__Challenge__: Copy exactly the lines from the start of the material through the line with "plt.rcParams['font.family'] = ['Liberation". Pictures stay out of the copy.

__Information provided__:
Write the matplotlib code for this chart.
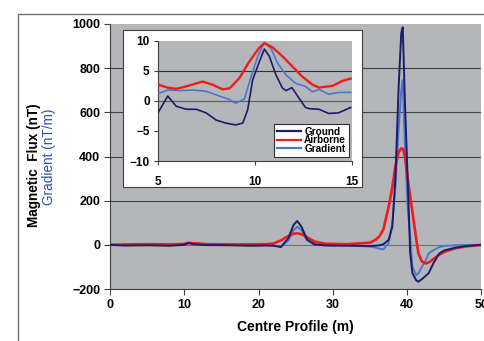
import matplotlib
matplotlib.use("Agg")
import matplotlib.pyplot as plt
from matplotlib.patches import Rectangle
import numpy as np

plt.rcParams['font.family'] = ['Liberation Sans', 'DejaVu Sans']

# ---- main chart data ----
x_main = [0, 2, 5, 8, 10, 10.5, 11.5, 13, 16, 19,
          21, 22, 23, 24, 24.7, 25.2, 25.8, 26.5, 27.5, 29,
          32, 35, 35.7, 36.3, 36.8, 37.5, 38.0, 38.4, 38.85, 39.2,
          39.4, 39.7, 40.1, 40.4, 40.7, 41.2, 41.5, 42.0, 42.5, 42.9,
          43.5, 44.3, 45, 46.5, 48, 50]
ground_main = [0, -3, -2, -4, 0, 8, 2, -1, -2, -4,
               -3, -4, -10, 30, 90, 108, 80, 25, 2, -3,
               -4, -5, -4, -2, 3, 22, 82, 293, 716, 960,
               985, 640, 263, -37, -128, -160, -167, -155, -140, -128,
               -85, -40, -25, -13, -5, 0]
airborne_main = [0, 2, 3, 2, 4, 9, 7, 3, 2, 2,
                 3, 6, 20, 40, 50, 52, 48, 35, 15, 5,
                 3, 10, 22, 40, 70, 172, 260, 354, 420, 437,
                 435, 400, 290, 220, 150, 30, -38, -76, -84, -80,
                 -65, -45, -32, -15, -7, 0]
gradient_main = [0, -2, 1, 0, 3, 9, 4, 2, 1, -2,
                 -1, -3, -8, 20, 65, 82, 65, 20, 3, -2,
                 -3, -8, -12, -18, -20, 8, 100, 260, 520, 700,
                 746, 444, 150, 40, -99, -137, -130, -99, -70, -38,
                 -25, -10, -5, -2, -1, 0]

# ---- inset data (x 5..15) ----
x_ground_in = [5.0, 5.5, 5.94, 6.46, 6.97, 7.48, 8.0, 8.5, 9.0, 9.37, 9.62, 9.88,
               10.2, 10.48, 10.74, 11.08, 11.42, 11.6, 11.9, 12.28, 12.6, 12.8,
               13.3, 13.8, 14.3, 14.93]
ground_in = [-2.0, 0.8, -0.9, -1.4, -1.4, -2.0, -3.2, -3.7, -4.0, -3.7, -1.5, 3.5,
             6.3, 8.6, 7.4, 4.3, 2.1, 1.7, 2.2, 0.4, -1.1, -1.3,
             -1.4, -2.1, -2.0, -1.1]
x_air_in = [5.0, 5.5, 5.94, 6.46, 6.97, 7.3, 7.8, 8.34, 8.7, 9.2, 9.7, 10.2,
            10.48, 10.9, 11.42, 11.93, 12.45, 12.96, 13.3, 14.0, 14.5, 14.93]
air_in = [2.7, 2.2, 2.0, 2.4, 2.9, 3.2, 2.7, 1.9, 2.1, 3.8, 6.5, 8.75,
          9.6, 8.9, 7.4, 5.7, 4.0, 2.7, 2.2, 2.5, 3.3, 3.7]
x_grad_in = [5.0, 5.5, 6.1, 6.8, 7.48, 8.17, 8.7, 9.0, 9.45, 9.8, 10.14, 10.48,
             10.82, 11.16, 11.6, 12.1, 12.6, 12.96, 13.3, 13.8, 14.3, 14.93]
grad_in = [1.2, 1.8, 1.7, 1.8, 1.6, 0.8, 0.2, -0.4, 0.3, 4.0, 7.4, 9.7,
           8.75, 6.3, 4.3, 2.9, 2.4, 1.5, 1.9, 1.1, 1.4, 1.4]

series_names = ["Ground", "Airborne", "Gradient"]
x_ticks_main = [0, 10, 20, 30, 40, 50]
y_ticks_main = [-200, 0, 200, 400, 600, 800, 1000]
x_ticks_in = [5, 10, 15]
y_ticks_in = [-10, -5, 0, 5, 10]

C_GROUND = "#1c1c6b"
C_AIR = "#f01c1c"
C_GRAD = "#4a78d0"
BG = "#b4b6b9"

W, H = 485, 341
fig = plt.figure(figsize=(W / 100, H / 100), dpi=100)
fig.patch.set_facecolor("white")


def rect(l, t, r, b):
    return [l / W, 1 - b / H, (r - l) / W, (b - t) / H]


# outer frame
fig.patches.append(Rectangle((18 / W, -0.1), 1.2, 1 - 14 / H + 0.1, transform=fig.transFigure,
                             fill=False, edgecolor="#707070", lw=1.0))

ax = fig.add_axes(rect(110, 24, 481.5, 289))
ax.set_facecolor(BG)
ax.plot(x_main, gradient_main, color=C_GRAD, lw=1.4, zorder=3)
ax.plot(x_main, airborne_main, color=C_AIR, lw=1.9, zorder=4)
ax.plot(x_main, ground_main, color=C_GROUND, lw=1.4, zorder=5)
ax.set_xlim(0, 50)
ax.set_ylim(-200, 1000)
ax.set_xticks(x_ticks_main)
ax.set_yticks(y_ticks_main)
for v in [0, 200, 400, 600, 800]:
    ax.axhline(v, color="#404040" if v else "#707070", lw=0.8, zorder=1)
for s in ["top", "right"]:
    ax.spines[s].set_visible(False)
for s in ["left", "bottom"]:
    ax.spines[s].set_color("#404040")
    ax.spines[s].set_linewidth(0.8)
ax.tick_params(direction="out", length=4, width=0.8, color="#404040",
               labelsize=9, pad=3)
for lab in ax.get_xticklabels() + ax.get_yticklabels():
    lab.set_fontweight("bold")
ax.set_xlabel("Centre Profile (m)", fontsize=10, fontweight="bold", labelpad=7)

fig.text(34 / W, 1 - 165 / H, "Magnetic  Flux (nT)", rotation=90, ha="center", va="center",
         fontsize=9.8, fontweight="bold", color="black")
fig.text(49 / W, 1 - 157 / H, "Gradient (nT/m)", rotation=90, ha="center", va="center",
         fontsize=9.8, color="#2f4fb0")

# inset white box
fig.patches.append(Rectangle((123 / W, 1 - 187 / H), (362 - 123) / W, (187 - 30) / H,
                             transform=fig.transFigure, facecolor="white",
                             edgecolor="#404040", lw=0.8, zorder=2))

axi = fig.add_axes(rect(158, 40.7, 352, 161), zorder=3)
axi.set_facecolor(BG)
axi.plot(x_grad_in, grad_in, color=C_GRAD, lw=1.2, zorder=3, label=series_names[2])
axi.plot(x_air_in, air_in, color=C_AIR, lw=1.7, zorder=4, label=series_names[1])
axi.plot(x_ground_in, ground_in, color=C_GROUND, lw=1.2, zorder=5, label=series_names[0])
axi.set_xlim(5, 15)
axi.set_ylim(-10, 10)
axi.set_xticks(x_ticks_in)
axi.set_yticks(y_ticks_in)
axi.axhline(5, color="#303030", lw=0.8, zorder=1)
axi.axhline(0, color="#606060", lw=0.9, zorder=1)
for s in ["top", "right"]:
    axi.spines[s].set_visible(False)
for s in ["left", "bottom"]:
    axi.spines[s].set_color("#404040")
    axi.spines[s].set_linewidth(0.8)
axi.tick_params(direction="out", length=3, width=0.8, color="#404040", labelsize=8.5, pad=3)
axi.tick_params(axis="x", pad=8)
for lab in axi.get_xticklabels() + axi.get_yticklabels():
    lab.set_fontweight("bold")
handles, labels = axi.get_legend_handles_labels()
order = [2, 1, 0]
leg = axi.legend([handles[i] for i in order], [labels[i] for i in order],
                 loc="lower right", bbox_to_anchor=(0.995, 0.02), fontsize=7.2,
                 frameon=True, fancybox=False, edgecolor="#303030", framealpha=1,
                 handlelength=2.4, handletextpad=0.3, labelspacing=-0.15,
                 borderpad=0.3, borderaxespad=0.2)
leg.get_frame().set_linewidth(0.8)
for t in leg.get_texts():
    t.set_fontweight("bold")
for ln in leg.get_lines():
    ln.set_linewidth(1.6)

fig.savefig("out.png", dpi=100)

__Task solution__:
Write the matplotlib code for this chart.
import matplotlib
matplotlib.use("Agg")
import matplotlib.pyplot as plt
from matplotlib.patches import Rectangle
import numpy as np

plt.rcParams['font.family'] = ['Liberation Sans', 'DejaVu Sans']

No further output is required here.